The Commission's report says that action needs to be taken in homes, schools and communities to tackle the widening "reading gender gap". The Commission found that some boys find reading “nerdish” and receive less parental encouragement than girls.
The report concludes that:
"no single approach will turn into readers those boys who currently don't think it's for them. There is no silver bullet. We believe that in order to motivate and engage more boys in reading, a sustained approach is required. As Michael Morpurgo commented: 'The problem is cultural and deep-seated, therefore unlikely to be resolved quickly. The effort to turn things round has to be multi-faceted and has to be sustained over decades.'"
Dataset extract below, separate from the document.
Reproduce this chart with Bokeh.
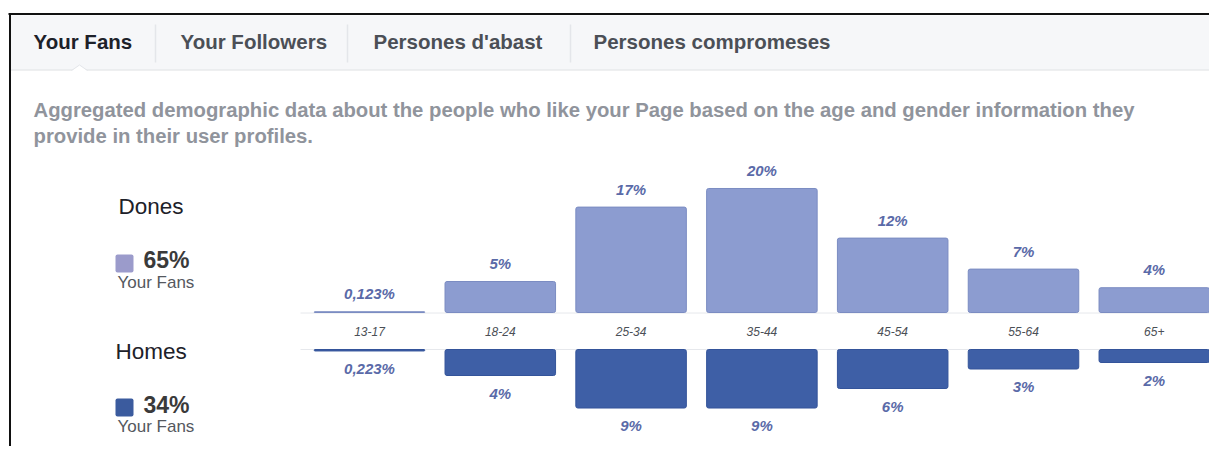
from bokeh.plotting import figure
from bokeh.models import Range1d, ColumnDataSource
from bokeh.core.properties import value
from bokeh.embed import file_html
from bokeh.resources import INLINE

# ---------------- data ----------------
tabs = ["Your Fans", "Your Followers", "Persones d'abast", "Persones compromeses"]
description = ["Aggregated demographic data about the people who like your Page based on the age and gender information they",
               "provide in their user profiles."]
age_groups = ["13-17", "18-24", "25-34", "35-44", "45-54", "55-64", "65+"]
women = [0.123, 5, 17, 20, 12, 7, 4]     # Dones (%)
men = [0.223, 4, 9, 9, 6, 3, 2]          # Homes (%)
group_names = ["Dones", "Homes"]
group_share = ["65%", "34%"]
group_sub = ["Your Fans", "Your Fans"]

def fmt(v):
    return ("%g" % v).replace(".", ",") + "%"

FONT = value("Liberation Sans")
W_COL = "#8c9cd0"
M_COL = "#3e5fa6"
LAB_COL = "#5a6aa8"

# ---------------- figure (main ranges = picture pixels) ----------------
p = figure(width=1209, height=446, output_backend="svg", toolbar_location=None,
           x_range=Range1d(0, 1209), y_range=Range1d(446, 0),
           x_axis_location=None, y_axis_location=None, min_border=0)
p.grid.visible = False
p.outline_line_color = None
p.background_fill_color = "white"
p.border_fill_color = "white"

# category scale: index -> horizontal position
p.extra_x_ranges = {"cat": Range1d(-2.821, 6.422)}
# women grow upward from the upper baseline, men grow downward from the lower baseline
p.extra_y_ranges = {"fy": Range1d(-21.61, 50.32), "my": Range1d(14.92, -53.69)}

# ---------------- frame / tabs ----------------
p.quad(left=10, right=1209, top=15, bottom=69, fill_color="#f6f7f9", line_color=None)
p.segment(x0=10, y0=69.5, x1=1209, y1=69.5, line_color="#dddfe2", line_width=1)
p.patch(x=[71, 79, 87], y=[70.5, 64.5, 70.5], fill_color="white", line_color=None)
p.multi_line(xs=[[71, 79, 87]], ys=[[70, 64.5, 70]], line_color="#e4e6ea", line_width=1)
p.segment(x0=8, y0=13.5, x1=1209, y1=13.5, line_color="#111111", line_width=2)
p.segment(x0=9.5, y0=13, x1=9.5, y1=446, line_color="#111111", line_width=2)
for sx in [155, 347, 570]:
    p.segment(x0=sx, y0=24, x1=sx, y1=62, line_color="#e4e6ea", line_width=1.5)

tab_x = [33, 180, 373, 593]
tab_col = ["#1d2129", "#4b4f56", "#4b4f56", "#4b4f56"]
p.text(x=tab_x, y=[40.5] * 4, text=tabs, text_font=FONT, text_font_size="20.5px",
       text_font_style="bold", text_color=tab_col, text_baseline="alphabetic")

p.text(x=[33, 33], y=[109.5, 135.5], text=description, text_font=FONT, text_font_size="20.3px",
       text_font_style="bold", text_color="#90949c", text_baseline="alphabetic")

# ---------------- left legend ----------------
p.text(x=[118, 115], y=[206, 351], text=group_names, text_font=FONT, text_font_size="22.5px",
       text_color="#1d2129", text_baseline="alphabetic")
p.quad(left=[115, 115], right=[133, 133], top=[254, 398], bottom=[272, 416],
       fill_color=["#9b9bcb", "#3b5b9e"], line_color=None, border_radius=2)
p.text(x=[143, 143], y=[259.5, 404], text=group_share, text_font=FONT, text_font_size="23px",
       text_font_style="bold", text_color="#3a3a3a", text_baseline="alphabetic")
p.text(x=[117, 117], y=[281.5, 425.5], text=group_sub, text_font=FONT, text_font_size="17px",
       text_color="#55585e", text_baseline="alphabetic")

# ---------------- chart ----------------
p.segment(x0=300, y0=312.5, x1=1209, y1=312.5, line_color="#e6e8ec", line_width=1)
p.segment(x0=300, y0=349, x1=1209, y1=349, line_color="#e6e8ec", line_width=1)

src = ColumnDataSource(dict(
    idx=list(range(len(age_groups))), cat=age_groups, w=women, m=men,
    wl=[fmt(v) for v in women], ml=[fmt(v) for v in men]))

p.vbar(x="idx", top="w", bottom=0, width=0.845, source=src, x_range_name="cat",
       y_range_name="fy", fill_color=W_COL, line_color="#7b8cc2", line_width=1,
       border_radius=2)
p.vbar(x="idx", top="m", bottom=0, width=0.845, source=src, x_range_name="cat",
       y_range_name="my", fill_color=M_COL, line_color="#34549a", line_width=1,
       border_radius=2)

p.text(x="idx", y="w", text="wl", source=src, x_range_name="cat", y_range_name="fy",
       text_align="center", text_baseline="alphabetic", y_offset=-18,
       text_font=FONT, text_font_size="15px", text_font_style="bold italic",
       text_color=LAB_COL)
p.text(x="idx", y="m", text="ml", source=src, x_range_name="cat", y_range_name="my",
       text_align="center", text_baseline="top", y_offset=9,
       text_font=FONT, text_font_size="15px", text_font_style="bold italic",
       text_color=LAB_COL)
p.text(x="idx", y=331, text="cat", source=src, x_range_name="cat",
       text_align="center", text_baseline="middle",
       text_font=FONT, text_font_size="12px", text_font_style="italic",
       text_color="#4b4f56")

open("out.html", "w").write(file_html(p, INLINE))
Its recommendations to Government include:
- schools should have access to an evidence framework to inform effective practice in supporting boys' reading;
- every child should be supported by their school in developing as a reader;
- every teacher should have an up-to-date knowledge of reading materials that will appeal to disengaged boys;
- parents need to able to access information on how successful schools are in supporting boys' literacy;
- libraries should target children (particularly boys) who are least likely to be supported in their reading at home;
- social marketing and behavioural insight need to be deployed to encourage parents to support the literacy of their children especially boys;
- every boy should have weekly support from a male reading role model;
- parenting initiatives must specifically support literacy and fathers; and
- a cross-Government approach to literacy needs to be developed and coordinated.
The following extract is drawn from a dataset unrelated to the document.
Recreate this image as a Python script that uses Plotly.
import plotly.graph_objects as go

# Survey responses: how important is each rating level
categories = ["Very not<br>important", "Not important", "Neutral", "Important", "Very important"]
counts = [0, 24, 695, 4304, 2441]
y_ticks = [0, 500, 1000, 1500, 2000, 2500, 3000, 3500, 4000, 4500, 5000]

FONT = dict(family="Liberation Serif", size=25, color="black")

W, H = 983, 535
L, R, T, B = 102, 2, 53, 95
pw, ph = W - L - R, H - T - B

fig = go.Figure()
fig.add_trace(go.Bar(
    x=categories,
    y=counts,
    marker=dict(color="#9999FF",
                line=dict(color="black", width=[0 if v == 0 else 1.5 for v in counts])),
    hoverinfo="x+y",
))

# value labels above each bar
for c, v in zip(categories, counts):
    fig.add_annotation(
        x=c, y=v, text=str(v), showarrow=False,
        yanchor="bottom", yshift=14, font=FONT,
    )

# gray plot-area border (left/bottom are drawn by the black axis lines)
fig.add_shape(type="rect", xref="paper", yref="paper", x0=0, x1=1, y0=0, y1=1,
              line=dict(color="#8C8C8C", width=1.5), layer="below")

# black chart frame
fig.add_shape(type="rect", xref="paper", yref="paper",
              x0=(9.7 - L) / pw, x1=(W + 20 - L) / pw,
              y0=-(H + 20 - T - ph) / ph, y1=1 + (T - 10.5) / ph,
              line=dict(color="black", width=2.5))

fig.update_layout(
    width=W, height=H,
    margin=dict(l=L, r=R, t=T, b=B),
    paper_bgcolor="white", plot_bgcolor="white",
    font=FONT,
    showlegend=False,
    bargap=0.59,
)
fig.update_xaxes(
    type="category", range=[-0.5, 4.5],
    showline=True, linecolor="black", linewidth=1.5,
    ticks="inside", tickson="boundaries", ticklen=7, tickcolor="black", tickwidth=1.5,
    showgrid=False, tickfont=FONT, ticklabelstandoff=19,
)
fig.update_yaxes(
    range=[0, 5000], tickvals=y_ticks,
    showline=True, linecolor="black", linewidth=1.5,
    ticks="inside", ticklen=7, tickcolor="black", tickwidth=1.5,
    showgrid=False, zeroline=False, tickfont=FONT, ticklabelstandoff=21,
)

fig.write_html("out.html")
- "a dedicated half hour at the end of every school day in every primary school devoted to the simple enjoyment of reading and writing";
- "regular visits from storytellers, theatre groups, poets, writers of fiction and non-fiction, and librarians from the local library";
- inviting fathers and grandfathers, mothers and grandmothers into school;
- "ensuring that the enjoyment of literature takes precedence, particularly in the early years, over the learning of the rules of literacy children have to be motivated to want to learn to read; reading must not be taught simply as a school exercise";
- teacher training should include modules dedicated to developing teachers' appreciation of literature; and
- the school library in any school should have a dedicated librarian or teacher/librarian.
How we encourage a love of reading in the face of so many other distractions is something that must be addressed.
However, as we have pointed out, there is a danger that the Department for Education in England could make matters worse with its emphasis on phonics, books that support the teaching of phonics and reading tests, making reading a chore not something to be enjoyed "decoding" rather than reading for meaning or for pleasure.
As Michael Morpurgo says: "Children have to be motivated to want to learn to read. Reading must not be taught simply as a school exercise."
However, with the pressure of SATs, league tables and inspection outcomes, schools are increasingly being pressurised to use texts which have been artificially constructed to teach the rules of phonics rather than real books which can be read for pleasure and used to promote a more creative and imaginative approach to reading.
Also, with up to 800 public libraries facing closure as a result of budget cuts, and school libraries being squeezed by spending cuts, children are likely to have less access to good quality reading material.
In the 1970s, a children's TV programme was launched that urged children "Why Don’t You Just Switch Off Your Television Set and Go and Do Something Less Boring Instead?" Are there too may gadgets to distract boys' attention or is an issue that has been with us for a long time? As the report points out:
“there is evidence of the literacy gender gap has been around for some time, with girls outperforming boys for perhaps as long as 60 years.”